United Nations, Jun 2 (PTI) India has said that state sponsors of terrorism being allowed to go scot-free reflects a “sad state of affairs”, telling the UN Security Council that any debate on accountability is incomplete without taking into account the carnage wrought by terrorist forces, particularly those backed by State actors for pursuing political objectives.
“Terrorism today is the greatest threat faced by humankind that exacerbates social tensions, pushing societies towards instability and violence,” Minister for State for External Affairs Dr Rajkumar Ranjan Singh said on Thursday at the UN Security Council open debate on “Strengthening accountability and justice for serious violations of international law” chaired by Council President Albania.
“When we speak of accountability, it is indeed a sad state of affairs that States sponsors of terrorism have been allowed to go scot-free. Therefore, any debate on accountability would be incomplete without taking into account the carnage wrought by terrorist forces, particularly those which are backed by State actors for pursuing political objectives,” Singh said.
He told the Council that India, which has suffered the scourge of cross-border terrorism for decades in which thousands of innocent civilians have lost their lives, has always been at the forefront of global counter-terrorism efforts.
“The international community should stand firm on its opposition to terrorism in all its forms and manifestations and reject any attempt to provide any justifications for terrorist acts,” he said as he noted that India has extended financial assistance to support to the investigations of UN Investigative Team to Promote Accountability for Crimes Committed by Da’esh/ISIL in Iraq.
Singh underlined that the issue of accountability cannot be discussed in isolation, nor can it be seen from the narrow perspective of alleged acts committed only by the State, “where foreign forces are actively involved, including where they have a physical control and presence, we need to factor these in, when accountability issues are discussed. The imposition of universal jurisdictions on alleged acts of atrocities, committed in the territory of a sovereign state, need to be avoided as well.” Singh pointed out that post-2005, referrals of situations to the International Criminal Court, especially the haste with which such referrals have been made, have come under criticism.
“The acquittals in recent years have also cast a shadow on the credibility of the ICC. These developments appear to substantiate the view that when cases are referred to ICC primarily for political reasons, the ICC mechanism may not serve the larger purpose of justice,” he said.
Singh added that several countries in Africa and Asia, including India, are not parties to the Rome Statute.
“Independence of a judicial body is the sine qua non for impartial dispensation of justice and in no circumstances the discretion of a judicial body should be subordinate to any political organ.
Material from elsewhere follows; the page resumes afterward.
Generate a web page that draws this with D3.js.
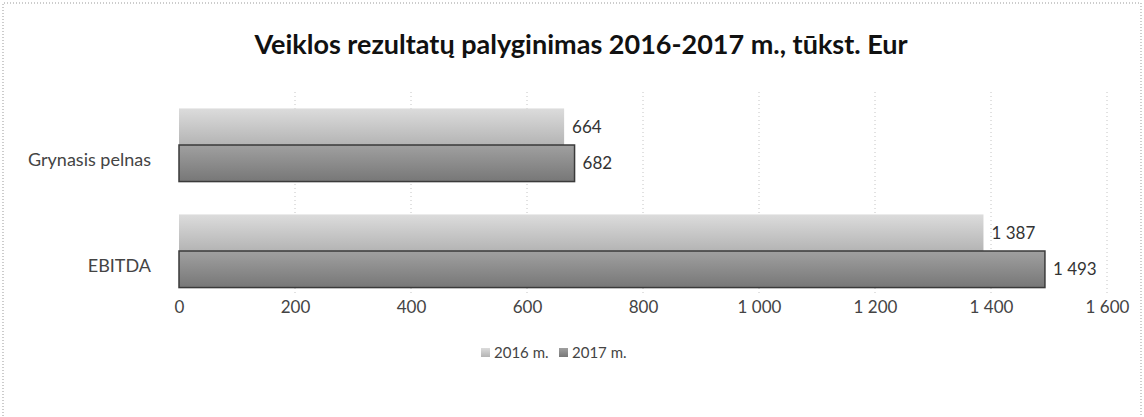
<!DOCTYPE html>
<html>
<head>
<meta charset="utf-8">
<script src="https://cdn.jsdelivr.net/npm/d3@7"></script>
<style>
  body { margin: 0; background: #fff; }
  svg { display: block; font-family: Lato, "Noto Sans", sans-serif; }
  .tick text { fill: #444; font-size: 17px; }
  .grid line { stroke: #c4c4c4; stroke-dasharray: 1 3; }
</style>
</head>
<body>
<div id="chart"></div>
<script>
// data
var categories = ["Grynasis pelnas", "EBITDA"];
var seriesNames = ["2016 m.", "2017 m."];
var values2016 = [664, 1387];
var values2017 = [682, 1493];
var xTicks = [0, 200, 400, 600, 800, 1000, 1200, 1400, 1600];
var title = "Veiklos rezultatų palyginimas 2016-2017 m., tūkst. Eur";

var outerWidth = 1144,
    outerHeight = 417,
    margin = {top: 92, right: 37, bottom: 113, left: 179},
    width = outerWidth - margin.left - margin.right,
    height = outerHeight - margin.top - margin.bottom;

// number format with space as thousands separator
var fmt = function (v) { return d3.format(",")(v).replace(/,/g, " "); };

var svg = d3.select("#chart").append("svg")
    .attr("width", outerWidth)
    .attr("height", outerHeight);

// bar shading, roughly like the scanned gradient
var defs = svg.append("defs");
var g16 = defs.append("linearGradient").attr("id", "g2016")
    .attr("x1", 0).attr("y1", 0).attr("x2", 0).attr("y2", 1);
g16.append("stop").attr("offset", "0%").attr("stop-color", "#dcdcdc");
g16.append("stop").attr("offset", "100%").attr("stop-color", "#b4b4b4");
var g17 = defs.append("linearGradient").attr("id", "g2017")
    .attr("x1", 0).attr("y1", 0).attr("x2", 0).attr("y2", 1);
g17.append("stop").attr("offset", "0%").attr("stop-color", "#a0a0a0");
g17.append("stop").attr("offset", "100%").attr("stop-color", "#777");
var fills = ["url(#g2016)", "url(#g2017)"];

// scanned page border
svg.append("path")
    .attr("d", "M3,416 V3 H1141 V416")
    .attr("fill", "none")
    .attr("stroke", "#999")
    .attr("stroke-dasharray", "1 2");

svg.append("text")
    .attr("x", 581)
    .attr("y", 54)
    .attr("text-anchor", "middle")
    .attr("font-size", 27)
    .attr("font-weight", "bold")
    .attr("fill", "#111")
    .text(title);

var chart = svg.append("g")
    .attr("transform", "translate(" + margin.left + "," + margin.top + ")");

var x = d3.scaleLinear().domain([0, 1600]).range([0, width]);

var y = d3.scaleBand()
    .domain(categories)
    .range([0, height])
    .paddingInner(0.31)
    .paddingOuter(0.155);

var ySub = d3.scaleBand()
    .domain(seriesNames)
    .range([0, y.bandwidth()]);

// grid
chart.append("g")
    .attr("class", "grid")
    .selectAll("line")
    .data(xTicks.slice(1))
    .enter().append("line")
    .attr("x1", function (d) { return x(d); })
    .attr("x2", function (d) { return x(d); })
    .attr("y1", 0)
    .attr("y2", height - 8);

// x axis
var xAxis = chart.append("g")
    .attr("transform", "translate(0," + height + ")")
    .call(d3.axisBottom(x).tickValues(xTicks).tickSize(0).tickPadding(-3).tickFormat(fmt))
    .attr("font-family", null)
    .attr("font-size", null);
xAxis.select(".domain").remove();

// y axis labels, sitting a little low as in the original
var yAxis = chart.append("g")
    .call(d3.axisLeft(y).tickSize(0).tickPadding(28))
    .attr("font-family", null)
    .attr("font-size", null);
yAxis.select(".domain").remove();
yAxis.selectAll(".tick text")
    .attr("fill", "#333")
    .style("font-size", "18px")
    .attr("dy", "1.15em");

// bars
var rows = categories.map(function (c, i) {
    return {category: c, values: [values2016[i], values2017[i]]};
});

var groups = chart.selectAll(".group")
    .data(rows)
    .enter().append("g")
    .attr("class", "group")
    .attr("transform", function (d) { return "translate(0," + y(d.category) + ")"; });

var bars = groups.selectAll(".bar")
    .data(function (d) {
        return d.values.map(function (v, j) { return {series: seriesNames[j], value: v, j: j}; });
    })
    .enter();

bars.append("rect")
    .attr("class", "bar")
    .attr("x", 0)
    .attr("y", function (d) { return ySub(d.series); })
    .attr("width", function (d) { return x(d.value); })
    .attr("height", ySub.bandwidth())
    .attr("fill", function (d) { return fills[d.j]; })
    .attr("stroke", function (d) { return d.j ? "#3a3a3a" : "none"; })
    .attr("stroke-width", 1.5);

bars.append("text")
    .attr("x", function (d) { return x(d.value) + 8; })
    .attr("y", function (d) { return ySub(d.series) + ySub.bandwidth() / 2; })
    .attr("dy", "0.35em")
    .attr("font-size", 17)
    .attr("fill", "#333")
    .text(function (d) { return fmt(d.value); });

// legend
var legend = svg.append("g")
    .attr("transform", "translate(481,353)");

var items = legend.selectAll("g")
    .data(seriesNames)
    .enter().append("g")
    .attr("transform", function (d, i) { return "translate(" + (i * 78) + ",0)"; });

items.append("rect")
    .attr("x", 0).attr("y", -5)
    .attr("width", 9).attr("height", 9)
    .attr("fill", function (d, i) { return fills[i]; });

items.append("text")
    .attr("x", 13)
    .attr("dy", "0.35em")
    .attr("font-size", 15)
    .attr("fill", "#444")
    .text(function (d) { return d; });
</script>
</body>
</html>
By giving a role to the Security Council to defer the investigation and proceedings of the ICC under Article 16, the Statute violates this cardinal principle,” he said.
Singh stressed that the tools to address the serious violations of international law need to be used judiciously, without any selectivity, in line with principles of the UN Charter.
“The efforts of the international community should aim towards supporting the member states in ensuring justice for victims, through an accountability process based on nationally accepted norms of jurisprudence.
The process should also promote national reconciliation and inclusive future,” he said and referred to the International Tribunal for the former Yugoslavia and Criminal Tribunal for Rwanda, and Special Court for Sierra Leone, that helped in contributing to the fight against impunity and complimenting the national justice.
Further, he said that decades of practice have shown that Responsibility to Protect (R2P) cannot be used to address all violations of human rights and humanitarian law but it must only be confined to the four identified crimes – genocide, war crimes, ethnic cleansing, and crimes against humanity.
“Practice has also shown that the default response of the international community cannot be coercive measures under Chapter VII of the UN Charter, nor can it be seen as a pretext for humanitarian intervention,” he said.
He voiced India’s support for the International Court of Justice (ICJ), which is the principal judicial organ of the UN and has the role to settle, in accordance with international law, legal disputes submitted to it by States and to give advisory opinions on legal questions referred to it by authorized United Nations organs and specialised agencies.
“It goes without saying that an atmosphere of inclusivity and transparency almost always helps in strengthening accountability and justice for serious violations. Strengthening the fabric of democracy is akin to strengthening the guarantee against serious violations of international law,” he said adding that the accountability for serious violations of international law is a noble objective and needs to be pursued with due respect for sovereign equality of states.
“The international community should always encourage states concerned to have an inclusive and transparent process to establish accountability for serious violations of international law committed in its jurisdiction. The pursuit of accountability and justice cannot be linked to political expediencies,” he said adding that the process, in order to succeed, should be nationally owned, and inclusive with active participation of women.
He said that India has followed the path of ‘Dharma’ or ‘righteous conduct’, whose tenets are based on the principles of humanity and humanitarian norms.
“India firmly believes that the rule of law is a necessary precondition for sustainable peace and development in any society.”